David Hockney (in relation to Pop Art)
British artist whose early 1960s work is linked to Pop Art through its focus on modern life, stylized everyday scenes, and domestic spaces, later including iconic images of Los Angeles pools.
Domestic interior
The inside of a home (living room, kitchen, bedroom); in British Pop Art, often used as a setting to explore how consumer goods, media, and technology shape everyday life.
Youth culture
The tastes, styles, and behaviours associated with young people—especially music, fashion, and media—often a central theme in British Pop Art, as seen in Peter Blake’s work.

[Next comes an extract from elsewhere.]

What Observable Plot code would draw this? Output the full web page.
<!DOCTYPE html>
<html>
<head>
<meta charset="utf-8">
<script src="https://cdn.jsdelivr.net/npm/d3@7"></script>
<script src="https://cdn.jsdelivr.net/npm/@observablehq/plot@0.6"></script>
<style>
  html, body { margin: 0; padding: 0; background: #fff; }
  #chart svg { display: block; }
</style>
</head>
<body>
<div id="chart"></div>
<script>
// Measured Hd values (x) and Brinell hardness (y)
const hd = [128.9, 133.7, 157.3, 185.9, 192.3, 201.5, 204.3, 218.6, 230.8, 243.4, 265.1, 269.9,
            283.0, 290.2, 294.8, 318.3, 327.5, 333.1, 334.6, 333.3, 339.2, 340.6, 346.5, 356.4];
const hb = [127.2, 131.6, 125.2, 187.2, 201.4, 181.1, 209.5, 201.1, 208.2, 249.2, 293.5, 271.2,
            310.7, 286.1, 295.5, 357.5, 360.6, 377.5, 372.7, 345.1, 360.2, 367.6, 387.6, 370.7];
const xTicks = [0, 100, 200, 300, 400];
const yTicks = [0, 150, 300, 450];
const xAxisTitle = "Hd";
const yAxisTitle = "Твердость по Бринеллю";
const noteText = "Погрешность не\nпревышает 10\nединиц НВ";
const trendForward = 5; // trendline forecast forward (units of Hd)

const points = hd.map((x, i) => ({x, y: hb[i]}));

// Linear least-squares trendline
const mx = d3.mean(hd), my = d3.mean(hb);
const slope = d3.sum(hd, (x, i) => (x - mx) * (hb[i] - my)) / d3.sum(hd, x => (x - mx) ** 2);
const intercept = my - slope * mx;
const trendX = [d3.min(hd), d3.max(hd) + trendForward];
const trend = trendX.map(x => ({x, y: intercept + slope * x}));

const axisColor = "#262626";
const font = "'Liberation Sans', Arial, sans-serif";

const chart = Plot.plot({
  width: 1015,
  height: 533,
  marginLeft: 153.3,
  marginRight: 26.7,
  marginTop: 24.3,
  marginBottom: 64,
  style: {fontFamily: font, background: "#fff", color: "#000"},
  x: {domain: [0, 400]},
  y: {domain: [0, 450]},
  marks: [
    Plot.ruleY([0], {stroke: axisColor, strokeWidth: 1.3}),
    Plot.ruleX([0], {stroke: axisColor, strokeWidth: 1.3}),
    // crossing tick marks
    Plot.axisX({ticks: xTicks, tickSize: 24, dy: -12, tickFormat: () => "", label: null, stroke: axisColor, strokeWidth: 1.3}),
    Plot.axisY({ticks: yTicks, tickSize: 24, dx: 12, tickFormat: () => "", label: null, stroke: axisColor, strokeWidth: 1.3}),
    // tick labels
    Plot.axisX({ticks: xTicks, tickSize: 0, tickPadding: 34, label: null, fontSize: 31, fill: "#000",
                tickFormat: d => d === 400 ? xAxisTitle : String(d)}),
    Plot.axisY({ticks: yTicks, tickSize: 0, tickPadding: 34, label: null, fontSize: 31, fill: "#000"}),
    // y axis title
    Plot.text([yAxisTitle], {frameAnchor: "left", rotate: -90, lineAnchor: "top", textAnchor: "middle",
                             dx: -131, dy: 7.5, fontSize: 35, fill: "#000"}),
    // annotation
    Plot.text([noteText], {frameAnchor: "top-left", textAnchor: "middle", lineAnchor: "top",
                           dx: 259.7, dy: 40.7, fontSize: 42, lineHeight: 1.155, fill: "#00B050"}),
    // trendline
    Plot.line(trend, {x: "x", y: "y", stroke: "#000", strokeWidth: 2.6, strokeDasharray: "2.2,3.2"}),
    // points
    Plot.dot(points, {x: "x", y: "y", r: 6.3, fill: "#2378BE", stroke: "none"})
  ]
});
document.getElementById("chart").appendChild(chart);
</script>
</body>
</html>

Everyday object (in Pop Art)
Ordinary items such as food cans, TVs, vacuum cleaners, or record covers, used by Pop artists as subjects to explore consumerism, identity, and modern life.

Key Terms

Collage
An artwork made by assembling different materials—such as photographs, magazine cut‑outs, and text—onto a surface, often used in Pop Art to combine multiple images from mass media.
Pop Art
An art movement that began in the 1950s and 1960s in Britain and the United States, using imagery from advertising, comics, brands, and everyday objects to blur the line between ‘high’ art and popular culture.
Mass media
Forms of communication that reach large audiences, such as television, radio, film, magazines, and social media.
Youth culture
The shared interests, styles, music, and behaviours of young people, especially teenagers, often linked to new forms of media and fashion.
Irony (in art)
When an artwork seems to say one thing on the surface (for example, celebrating consumer goods) but also suggests a different or critical message underneath.
Album cover art
The visual design on the front of a music album; in the 1960s and after, it became an important site for Pop Art and graphic experimentation.
British Pop Art
A branch of Pop Art that emerged in the United Kingdom in the mid‑20th century, focusing on domestic life, youth culture, and the social effects of consumer goods and mass media, often with irony or critique.
American Pop Art
Pop Art developed in the United States, especially in the late 1950s and 1960s, often using imagery from advertising, comics, and consumer brands in a cool, impersonal, and repetitive style.
Consumer culture
A way of life in which buying and owning goods, services, and branded products becomes central to people’s identities and daily routines.
Domestic interior
The inside space of a home, such as a living room or kitchen; used in art to explore private life, comfort, and the influence of consumer goods.